(Plotting code records)

━━━

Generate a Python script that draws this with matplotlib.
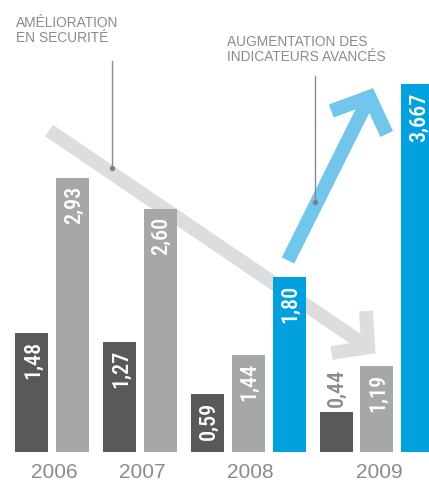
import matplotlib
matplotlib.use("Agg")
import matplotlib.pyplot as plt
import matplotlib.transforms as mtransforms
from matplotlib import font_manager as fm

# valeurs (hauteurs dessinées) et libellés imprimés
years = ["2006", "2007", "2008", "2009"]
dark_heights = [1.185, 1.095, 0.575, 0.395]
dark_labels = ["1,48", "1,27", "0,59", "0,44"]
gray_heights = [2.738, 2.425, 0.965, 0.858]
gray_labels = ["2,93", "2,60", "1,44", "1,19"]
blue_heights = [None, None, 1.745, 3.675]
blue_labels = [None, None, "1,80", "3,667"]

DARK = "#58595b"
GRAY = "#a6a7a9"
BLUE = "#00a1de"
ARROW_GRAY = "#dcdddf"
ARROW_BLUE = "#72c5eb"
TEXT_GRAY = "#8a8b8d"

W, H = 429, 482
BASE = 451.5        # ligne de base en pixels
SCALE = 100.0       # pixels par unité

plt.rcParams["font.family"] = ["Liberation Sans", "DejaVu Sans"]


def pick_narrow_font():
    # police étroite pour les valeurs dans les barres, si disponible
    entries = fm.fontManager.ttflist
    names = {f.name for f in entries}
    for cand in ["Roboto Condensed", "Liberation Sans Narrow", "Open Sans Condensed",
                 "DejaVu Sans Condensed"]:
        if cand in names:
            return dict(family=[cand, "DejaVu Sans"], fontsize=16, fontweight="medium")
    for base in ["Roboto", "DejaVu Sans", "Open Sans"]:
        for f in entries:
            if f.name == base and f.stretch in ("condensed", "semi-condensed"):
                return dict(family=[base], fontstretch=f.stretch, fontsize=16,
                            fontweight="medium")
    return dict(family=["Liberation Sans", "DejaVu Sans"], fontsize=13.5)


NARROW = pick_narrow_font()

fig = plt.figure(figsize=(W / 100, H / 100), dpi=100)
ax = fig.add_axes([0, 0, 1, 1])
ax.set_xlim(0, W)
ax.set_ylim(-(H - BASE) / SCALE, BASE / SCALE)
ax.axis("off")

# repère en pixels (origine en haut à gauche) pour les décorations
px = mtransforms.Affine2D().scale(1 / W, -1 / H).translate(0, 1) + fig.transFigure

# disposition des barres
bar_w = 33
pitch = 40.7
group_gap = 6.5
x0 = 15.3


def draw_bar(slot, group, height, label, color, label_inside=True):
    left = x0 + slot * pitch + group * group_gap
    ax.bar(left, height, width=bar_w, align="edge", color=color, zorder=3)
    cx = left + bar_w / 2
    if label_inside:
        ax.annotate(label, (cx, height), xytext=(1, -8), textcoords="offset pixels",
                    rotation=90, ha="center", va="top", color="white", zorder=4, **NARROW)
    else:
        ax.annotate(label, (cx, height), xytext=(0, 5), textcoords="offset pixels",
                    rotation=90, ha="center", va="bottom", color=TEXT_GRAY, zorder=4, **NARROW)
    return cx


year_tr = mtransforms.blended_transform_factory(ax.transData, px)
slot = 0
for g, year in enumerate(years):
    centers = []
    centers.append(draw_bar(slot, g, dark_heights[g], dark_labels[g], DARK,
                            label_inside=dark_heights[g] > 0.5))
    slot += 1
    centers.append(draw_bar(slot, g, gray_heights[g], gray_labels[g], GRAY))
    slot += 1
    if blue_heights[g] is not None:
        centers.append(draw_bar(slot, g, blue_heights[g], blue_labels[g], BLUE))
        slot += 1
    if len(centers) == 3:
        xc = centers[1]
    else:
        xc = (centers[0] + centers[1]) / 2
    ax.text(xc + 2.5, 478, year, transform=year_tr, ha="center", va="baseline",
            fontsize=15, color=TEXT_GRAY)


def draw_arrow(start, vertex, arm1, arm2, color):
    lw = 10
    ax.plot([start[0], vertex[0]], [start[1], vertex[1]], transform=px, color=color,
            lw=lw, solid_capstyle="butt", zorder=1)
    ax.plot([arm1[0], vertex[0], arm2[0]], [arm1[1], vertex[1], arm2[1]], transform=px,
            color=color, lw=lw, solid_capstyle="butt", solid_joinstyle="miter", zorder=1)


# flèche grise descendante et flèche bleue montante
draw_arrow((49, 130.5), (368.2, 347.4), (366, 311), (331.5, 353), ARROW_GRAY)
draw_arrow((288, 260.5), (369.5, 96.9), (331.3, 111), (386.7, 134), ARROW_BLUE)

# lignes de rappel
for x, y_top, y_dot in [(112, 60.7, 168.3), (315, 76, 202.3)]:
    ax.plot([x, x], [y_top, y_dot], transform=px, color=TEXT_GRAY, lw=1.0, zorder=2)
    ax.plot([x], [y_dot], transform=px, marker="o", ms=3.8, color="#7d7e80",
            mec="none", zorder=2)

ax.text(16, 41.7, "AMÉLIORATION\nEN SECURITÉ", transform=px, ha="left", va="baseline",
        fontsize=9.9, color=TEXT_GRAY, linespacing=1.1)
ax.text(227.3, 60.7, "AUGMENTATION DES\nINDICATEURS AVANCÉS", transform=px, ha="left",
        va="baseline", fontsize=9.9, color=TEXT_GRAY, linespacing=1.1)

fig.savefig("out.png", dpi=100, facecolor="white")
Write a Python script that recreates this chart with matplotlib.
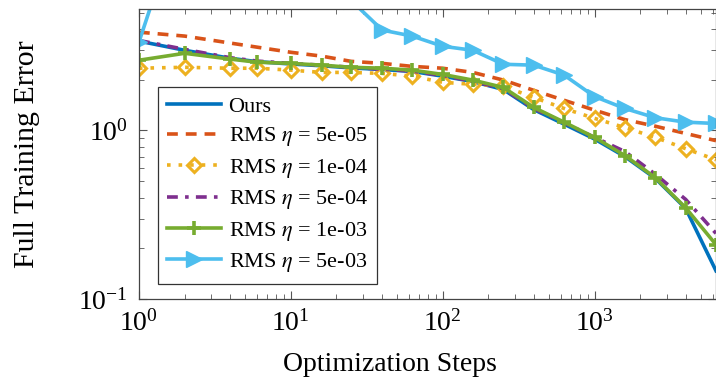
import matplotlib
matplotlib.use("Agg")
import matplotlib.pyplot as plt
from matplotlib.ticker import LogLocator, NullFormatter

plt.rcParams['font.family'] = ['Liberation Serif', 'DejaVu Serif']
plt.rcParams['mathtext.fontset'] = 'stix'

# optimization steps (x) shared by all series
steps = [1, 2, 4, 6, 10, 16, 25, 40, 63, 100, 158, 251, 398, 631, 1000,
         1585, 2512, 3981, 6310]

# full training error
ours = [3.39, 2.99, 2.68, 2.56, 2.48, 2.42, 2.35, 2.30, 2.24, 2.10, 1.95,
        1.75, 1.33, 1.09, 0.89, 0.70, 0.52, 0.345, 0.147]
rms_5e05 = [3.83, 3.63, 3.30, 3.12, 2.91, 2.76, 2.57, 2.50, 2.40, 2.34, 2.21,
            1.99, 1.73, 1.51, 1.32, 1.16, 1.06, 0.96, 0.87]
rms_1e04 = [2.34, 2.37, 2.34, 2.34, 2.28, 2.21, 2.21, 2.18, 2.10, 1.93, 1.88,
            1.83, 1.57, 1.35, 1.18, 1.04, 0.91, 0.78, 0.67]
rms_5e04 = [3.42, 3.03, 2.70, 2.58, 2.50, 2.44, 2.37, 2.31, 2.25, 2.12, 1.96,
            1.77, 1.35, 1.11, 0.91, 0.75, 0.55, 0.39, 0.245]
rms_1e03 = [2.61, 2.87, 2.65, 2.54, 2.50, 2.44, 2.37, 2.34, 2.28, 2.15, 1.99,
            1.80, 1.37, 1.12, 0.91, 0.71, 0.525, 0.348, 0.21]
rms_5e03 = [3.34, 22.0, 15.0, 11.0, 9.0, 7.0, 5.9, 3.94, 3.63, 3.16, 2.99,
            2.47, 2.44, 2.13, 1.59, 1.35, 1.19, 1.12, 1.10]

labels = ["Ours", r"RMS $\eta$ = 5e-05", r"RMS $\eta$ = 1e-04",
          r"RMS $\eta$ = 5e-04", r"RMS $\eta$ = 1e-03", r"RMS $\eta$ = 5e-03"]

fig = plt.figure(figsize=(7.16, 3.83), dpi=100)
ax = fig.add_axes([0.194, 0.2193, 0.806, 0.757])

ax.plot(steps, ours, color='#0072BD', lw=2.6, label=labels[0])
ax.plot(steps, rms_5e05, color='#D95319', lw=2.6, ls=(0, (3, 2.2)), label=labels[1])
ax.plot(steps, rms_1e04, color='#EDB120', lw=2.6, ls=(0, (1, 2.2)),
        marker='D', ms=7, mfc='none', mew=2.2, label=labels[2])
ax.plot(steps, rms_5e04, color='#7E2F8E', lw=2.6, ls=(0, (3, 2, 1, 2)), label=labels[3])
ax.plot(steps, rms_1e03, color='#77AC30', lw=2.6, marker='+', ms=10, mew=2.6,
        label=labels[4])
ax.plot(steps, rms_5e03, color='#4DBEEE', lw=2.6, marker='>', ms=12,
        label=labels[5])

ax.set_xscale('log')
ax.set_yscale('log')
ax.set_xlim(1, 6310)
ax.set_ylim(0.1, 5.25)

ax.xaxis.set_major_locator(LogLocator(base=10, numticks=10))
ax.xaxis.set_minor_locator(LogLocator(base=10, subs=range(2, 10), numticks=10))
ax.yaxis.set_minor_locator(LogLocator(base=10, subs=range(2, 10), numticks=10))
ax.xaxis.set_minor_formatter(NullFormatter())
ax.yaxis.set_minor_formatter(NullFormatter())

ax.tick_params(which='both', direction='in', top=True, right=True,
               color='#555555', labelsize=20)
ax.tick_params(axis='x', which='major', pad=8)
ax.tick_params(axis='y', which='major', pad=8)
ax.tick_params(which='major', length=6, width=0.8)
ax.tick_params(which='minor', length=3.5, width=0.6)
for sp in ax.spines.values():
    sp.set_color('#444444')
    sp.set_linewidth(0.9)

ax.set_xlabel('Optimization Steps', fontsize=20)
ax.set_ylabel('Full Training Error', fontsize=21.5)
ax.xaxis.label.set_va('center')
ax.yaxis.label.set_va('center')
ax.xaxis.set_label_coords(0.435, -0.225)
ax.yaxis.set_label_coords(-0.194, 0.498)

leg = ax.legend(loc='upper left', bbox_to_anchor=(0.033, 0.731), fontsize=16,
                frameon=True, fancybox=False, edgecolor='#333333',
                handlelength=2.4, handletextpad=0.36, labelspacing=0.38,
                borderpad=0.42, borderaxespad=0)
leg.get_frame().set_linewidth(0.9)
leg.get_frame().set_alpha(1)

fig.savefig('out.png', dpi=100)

━━━

• [Goal]
Only the lines from the one with "Write a Python" through the one with "ax = fig.add_axes([0.194, 0.2193, 0.806, 0.757])", both included, go in the copy, exactly as written. Leave the pictures behind.

• [Task result]
Write a Python script that recreates this chart with matplotlib.
import matplotlib
matplotlib.use("Agg")
import matplotlib.pyplot as plt
from matplotlib.ticker import LogLocator, NullFormatter

plt.rcParams['font.family'] = ['Liberation Serif', 'DejaVu Serif']
plt.rcParams['mathtext.fontset'] = 'stix'

# optimization steps (x) shared by all series
steps = [1, 2, 4, 6, 10, 16, 25, 40, 63, 100, 158, 251, 398, 631, 1000,
         1585, 2512, 3981, 6310]

# full training error
ours = [3.39, 2.99, 2.68, 2.56, 2.48, 2.42, 2.35, 2.30, 2.24, 2.10, 1.95,
        1.75, 1.33, 1.09, 0.89, 0.70, 0.52, 0.345, 0.147]
rms_5e05 = [3.83, 3.63, 3.30, 3.12, 2.91, 2.76, 2.57, 2.50, 2.40, 2.34, 2.21,
            1.99, 1.73, 1.51, 1.32, 1.16, 1.06, 0.96, 0.87]
rms_1e04 = [2.34, 2.37, 2.34, 2.34, 2.28, 2.21, 2.21, 2.18, 2.10, 1.93, 1.88,
            1.83, 1.57, 1.35, 1.18, 1.04, 0.91, 0.78, 0.67]
rms_5e04 = [3.42, 3.03, 2.70, 2.58, 2.50, 2.44, 2.37, 2.31, 2.25, 2.12, 1.96,
            1.77, 1.35, 1.11, 0.91, 0.75, 0.55, 0.39, 0.245]
rms_1e03 = [2.61, 2.87, 2.65, 2.54, 2.50, 2.44, 2.37, 2.34, 2.28, 2.15, 1.99,
            1.80, 1.37, 1.12, 0.91, 0.71, 0.525, 0.348, 0.21]
rms_5e03 = [3.34, 22.0, 15.0, 11.0, 9.0, 7.0, 5.9, 3.94, 3.63, 3.16, 2.99,
            2.47, 2.44, 2.13, 1.59, 1.35, 1.19, 1.12, 1.10]

labels = ["Ours", r"RMS $\eta$ = 5e-05", r"RMS $\eta$ = 1e-04",
          r"RMS $\eta$ = 5e-04", r"RMS $\eta$ = 1e-03", r"RMS $\eta$ = 5e-03"]

fig = plt.figure(figsize=(7.16, 3.83), dpi=100)
ax = fig.add_axes([0.194, 0.2193, 0.806, 0.757])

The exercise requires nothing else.